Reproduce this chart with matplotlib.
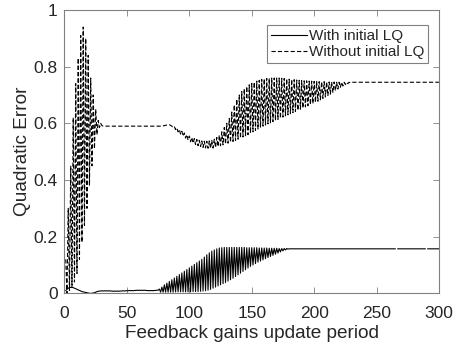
import numpy as np
import matplotlib
matplotlib.use("Agg")
import matplotlib.pyplot as plt

plt.rcParams['font.family'] = ['Liberation Sans', 'DejaVu Sans']
plt.rcParams['lines.scale_dashes'] = False

nan = np.nan

# Feedback gains update period (samples 1..300)
period = np.arange(1, 301)

# Quadratic error, with initial LQ gains
with_start = [
    0.010, 0.014, 0.018, 0.020, 0.021, 0.021, 0.020, 0.018, 0.016, 0.014,
    0.012, 0.010, 0.008, 0.006, 0.005, 0.004, 0.003, 0.002, 0.001, 0.000,
    0.000, 0.000, 0.001, 0.002, 0.004, 0.006, 0.007, 0.008, 0.008, 0.009,
    0.008, 0.009, 0.008, 0.009, 0.008, 0.009, 0.008, 0.008, 0.007, 0.008,
    0.007, 0.008, 0.007, 0.008, 0.008, 0.008, 0.009, 0.008, 0.009, 0.009,
    0.009, 0.010, 0.009, 0.010, 0.009, 0.010, 0.010, 0.011, 0.010, 0.011,
    0.010, 0.011, 0.010, 0.011, 0.010, 0.010, 0.009, 0.010, 0.009, 0.010,
    0.009, 0.010, 0.010, 0.011, 0.011,
]
with_osc = [
    0.015, 0.004, 0.022, 0.004, 0.030, 0.004, 0.036, 0.004, 0.042, 0.004,
    0.048, 0.004, 0.054, 0.005, 0.060, 0.005, 0.066, 0.005, 0.072, 0.005,
    0.078, 0.005, 0.084, 0.005, 0.090, 0.005, 0.096, 0.006, 0.102, 0.006,
    0.108, 0.006, 0.114, 0.007, 0.120, 0.008, 0.128, 0.009, 0.136, 0.011,
    0.143, 0.014, 0.149, 0.018, 0.153, 0.022, 0.157, 0.026, 0.160, 0.030,
    0.161, 0.034, 0.162, 0.038, 0.162, 0.043, 0.162, 0.048, 0.162, 0.053,
    0.162, 0.059, 0.162, 0.065, 0.162, 0.071, 0.162, 0.077, 0.162, 0.083,
    0.161, 0.089, 0.161, 0.095, 0.161, 0.100, 0.161, 0.105, 0.161, 0.110,
    0.160, 0.114, 0.160, 0.118, 0.160, 0.122, 0.160, 0.126, 0.159, 0.130,
    0.159, 0.134, 0.159, 0.138, 0.159, 0.142, 0.158, 0.146, 0.158, 0.150,
    0.158, 0.153, 0.158, 0.156,
]
with_tail = [0.157] * 86 + [nan] + [0.157] * 23 + [nan] + [0.157] * 10
with_lq = np.array(with_start + with_osc + with_tail)

# Quadratic error, without initial LQ gains
without_start = [
    0.12, 0.00, 0.30, 0.01, 0.45, 0.02, 0.62, 0.04, 0.74, 0.07,
    0.83, 0.12, 0.91, 0.18, 0.94, 0.24, 0.90, 0.30, 0.84, 0.38,
    0.76, 0.45, 0.70, 0.51, 0.65, 0.56, 0.61, 0.585, 0.60, 0.592,
]
without_flat = [0.590] * 48 + [0.591, 0.592, 0.593, 0.594, 0.595, 0.595, 0.593]
without_osc = [
    0.590, 0.585, 0.588, 0.578, 0.584, 0.570, 0.578, 0.562, 0.572, 0.555,
    0.566, 0.548, 0.560, 0.541, 0.555, 0.535, 0.550, 0.530, 0.546, 0.525,
    0.543, 0.521, 0.540, 0.518, 0.538, 0.515, 0.537, 0.513, 0.537, 0.512,
    0.538, 0.512, 0.540, 0.513, 0.544, 0.515, 0.550, 0.518, 0.558, 0.521,
    0.570, 0.524, 0.585, 0.527, 0.600, 0.530, 0.617, 0.533, 0.640, 0.536,
    0.665, 0.540, 0.685, 0.544, 0.700, 0.548, 0.712, 0.552, 0.722, 0.556,
    0.730, 0.560, 0.736, 0.565, 0.741, 0.570, 0.745, 0.575, 0.749, 0.580,
    0.752, 0.585, 0.755, 0.590, 0.757, 0.594, 0.758, 0.598, 0.759, 0.602,
    0.760, 0.606, 0.760, 0.610, 0.760, 0.614, 0.760, 0.618, 0.759, 0.622,
    0.758, 0.626, 0.757, 0.630, 0.756, 0.634, 0.755, 0.638, 0.754, 0.642,
    0.753, 0.646, 0.752, 0.650, 0.751, 0.654, 0.750, 0.658, 0.750, 0.662,
    0.749, 0.666, 0.749, 0.670, 0.748, 0.674, 0.748, 0.678, 0.747, 0.683,
    0.747, 0.688, 0.747, 0.693, 0.746, 0.698, 0.746, 0.703, 0.746, 0.709,
    0.746, 0.715, 0.745, 0.721, 0.745, 0.727, 0.745, 0.732, 0.745, 0.737,
    0.745, 0.740, 0.745, 0.743,
]
without_tail = [0.745] * 71
without_lq = np.array(without_start + without_flat + without_osc + without_tail)

x_ticks = [0, 50, 100, 150, 200, 250, 300]
y_ticks = [0, 0.2, 0.4, 0.6, 0.8, 1]
y_tick_labels = ['0', '0.2', '0.4', '0.6', '0.8', '1']

fig = plt.figure(figsize=(4.58, 3.49), dpi=100)
ax = fig.add_axes([0.1408, 0.1596, 0.8177, 0.8117])

ax.plot(period, with_lq, color='black', lw=0.8, label='With initial LQ')
ax.plot(period, without_lq, color='black', lw=0.8, linestyle=(0, (3.0, 1.6)),
        label='Without initial LQ')

ax.set_xlim(0, 300)
ax.set_ylim(0, 1)
ax.set_xticks(x_ticks)
ax.set_yticks(y_ticks)
ax.set_yticklabels(y_tick_labels)

axis_col = '#262626'
for s in ax.spines.values():
    s.set_color('#808080')
    s.set_linewidth(0.8)
ax.tick_params(direction='in', length=4, width=0.6, color='#808080',
               labelcolor=axis_col, labelsize=12.5, top=True, right=True)
ax.tick_params(axis='x', pad=9)
ax.tick_params(axis='y', pad=5)

ax.set_xlabel('Feedback gains update period', fontsize=13.7, color=axis_col, labelpad=3)
ax.set_ylabel('Quadratic Error', fontsize=13.7, color=axis_col, labelpad=2)

leg = ax.legend(loc='upper right', bbox_to_anchor=(0.9706, 0.947), borderaxespad=0,
                fontsize=11, handlelength=2.4, handletextpad=0.1, borderpad=0.25,
                labelspacing=0.15, fancybox=False, framealpha=1)
leg.get_frame().set_edgecolor('#808080')
leg.get_frame().set_linewidth(0.8)
for t in leg.get_texts():
    t.set_color(axis_col)

fig.savefig('out.png', dpi=100)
-----
— DIRECTION —
Every line above should be returned exactly; the pictures stay out.

— FULL OUTPUT —
Reproduce this chart with matplotlib.
import numpy as np
import matplotlib
matplotlib.use("Agg")
import matplotlib.pyplot as plt

plt.rcParams['font.family'] = ['Liberation Sans', 'DejaVu Sans']
plt.rcParams['lines.scale_dashes'] = False

nan = np.nan

# Feedback gains update period (samples 1..300)
period = np.arange(1, 301)

# Quadratic error, with initial LQ gains
with_start = [
    0.010, 0.014, 0.018, 0.020, 0.021, 0.021, 0.020, 0.018, 0.016, 0.014,
    0.012, 0.010, 0.008, 0.006, 0.005, 0.004, 0.003, 0.002, 0.001, 0.000,
    0.000, 0.000, 0.001, 0.002, 0.004, 0.006, 0.007, 0.008, 0.008, 0.009,
    0.008, 0.009, 0.008, 0.009, 0.008, 0.009, 0.008, 0.008, 0.007, 0.008,
    0.007, 0.008, 0.007, 0.008, 0.008, 0.008, 0.009, 0.008, 0.009, 0.009,
    0.009, 0.010, 0.009, 0.010, 0.009, 0.010, 0.010, 0.011, 0.010, 0.011,
    0.010, 0.011, 0.010, 0.011, 0.010, 0.010, 0.009, 0.010, 0.009, 0.010,
    0.009, 0.010, 0.010, 0.011, 0.011,
]
with_osc = [
    0.015, 0.004, 0.022, 0.004, 0.030, 0.004, 0.036, 0.004, 0.042, 0.004,
    0.048, 0.004, 0.054, 0.005, 0.060, 0.005, 0.066, 0.005, 0.072, 0.005,
    0.078, 0.005, 0.084, 0.005, 0.090, 0.005, 0.096, 0.006, 0.102, 0.006,
    0.108, 0.006, 0.114, 0.007, 0.120, 0.008, 0.128, 0.009, 0.136, 0.011,
    0.143, 0.014, 0.149, 0.018, 0.153, 0.022, 0.157, 0.026, 0.160, 0.030,
    0.161, 0.034, 0.162, 0.038, 0.162, 0.043, 0.162, 0.048, 0.162, 0.053,
    0.162, 0.059, 0.162, 0.065, 0.162, 0.071, 0.162, 0.077, 0.162, 0.083,
    0.161, 0.089, 0.161, 0.095, 0.161, 0.100, 0.161, 0.105, 0.161, 0.110,
    0.160, 0.114, 0.160, 0.118, 0.160, 0.122, 0.160, 0.126, 0.159, 0.130,
    0.159, 0.134, 0.159, 0.138, 0.159, 0.142, 0.158, 0.146, 0.158, 0.150,
    0.158, 0.153, 0.158, 0.156,
]
with_tail = [0.157] * 86 + [nan] + [0.157] * 23 + [nan] + [0.157] * 10
with_lq = np.array(with_start + with_osc + with_tail)

# Quadratic error, without initial LQ gains
without_start = [
    0.12, 0.00, 0.30, 0.01, 0.45, 0.02, 0.62, 0.04, 0.74, 0.07,
    0.83, 0.12, 0.91, 0.18, 0.94, 0.24, 0.90, 0.30, 0.84, 0.38,
    0.76, 0.45, 0.70, 0.51, 0.65, 0.56, 0.61, 0.585, 0.60, 0.592,
]
without_flat = [0.590] * 48 + [0.591, 0.592, 0.593, 0.594, 0.595, 0.595, 0.593]
without_osc = [
    0.590, 0.585, 0.588, 0.578, 0.584, 0.570, 0.578, 0.562, 0.572, 0.555,
    0.566, 0.548, 0.560, 0.541, 0.555, 0.535, 0.550, 0.530, 0.546, 0.525,
    0.543, 0.521, 0.540, 0.518, 0.538, 0.515, 0.537, 0.513, 0.537, 0.512,
    0.538, 0.512, 0.540, 0.513, 0.544, 0.515, 0.550, 0.518, 0.558, 0.521,
    0.570, 0.524, 0.585, 0.527, 0.600, 0.530, 0.617, 0.533, 0.640, 0.536,
    0.665, 0.540, 0.685, 0.544, 0.700, 0.548, 0.712, 0.552, 0.722, 0.556,
    0.730, 0.560, 0.736, 0.565, 0.741, 0.570, 0.745, 0.575, 0.749, 0.580,
    0.752, 0.585, 0.755, 0.590, 0.757, 0.594, 0.758, 0.598, 0.759, 0.602,
    0.760, 0.606, 0.760, 0.610, 0.760, 0.614, 0.760, 0.618, 0.759, 0.622,
    0.758, 0.626, 0.757, 0.630, 0.756, 0.634, 0.755, 0.638, 0.754, 0.642,
    0.753, 0.646, 0.752, 0.650, 0.751, 0.654, 0.750, 0.658, 0.750, 0.662,
    0.749, 0.666, 0.749, 0.670, 0.748, 0.674, 0.748, 0.678, 0.747, 0.683,
    0.747, 0.688, 0.747, 0.693, 0.746, 0.698, 0.746, 0.703, 0.746, 0.709,
    0.746, 0.715, 0.745, 0.721, 0.745, 0.727, 0.745, 0.732, 0.745, 0.737,
    0.745, 0.740, 0.745, 0.743,
]
without_tail = [0.745] * 71
without_lq = np.array(without_start + without_flat + without_osc + without_tail)

x_ticks = [0, 50, 100, 150, 200, 250, 300]
y_ticks = [0, 0.2, 0.4, 0.6, 0.8, 1]
y_tick_labels = ['0', '0.2', '0.4', '0.6', '0.8', '1']

fig = plt.figure(figsize=(4.58, 3.49), dpi=100)
ax = fig.add_axes([0.1408, 0.1596, 0.8177, 0.8117])

ax.plot(period, with_lq, color='black', lw=0.8, label='With initial LQ')
ax.plot(period, without_lq, color='black', lw=0.8, linestyle=(0, (3.0, 1.6)),
        label='Without initial LQ')

ax.set_xlim(0, 300)
ax.set_ylim(0, 1)
ax.set_xticks(x_ticks)
ax.set_yticks(y_ticks)
ax.set_yticklabels(y_tick_labels)

axis_col = '#262626'
for s in ax.spines.values():
    s.set_color('#808080')
    s.set_linewidth(0.8)
ax.tick_params(direction='in', length=4, width=0.6, color='#808080',
               labelcolor=axis_col, labelsize=12.5, top=True, right=True)
ax.tick_params(axis='x', pad=9)
ax.tick_params(axis='y', pad=5)

ax.set_xlabel('Feedback gains update period', fontsize=13.7, color=axis_col, labelpad=3)
ax.set_ylabel('Quadratic Error', fontsize=13.7, color=axis_col, labelpad=2)

leg = ax.legend(loc='upper right', bbox_to_anchor=(0.9706, 0.947), borderaxespad=0,
                fontsize=11, handlelength=2.4, handletextpad=0.1, borderpad=0.25,
                labelspacing=0.15, fancybox=False, framealpha=1)
leg.get_frame().set_edgecolor('#808080')
leg.get_frame().set_linewidth(0.8)
for t in leg.get_texts():
    t.set_color(axis_col)

fig.savefig('out.png', dpi=100)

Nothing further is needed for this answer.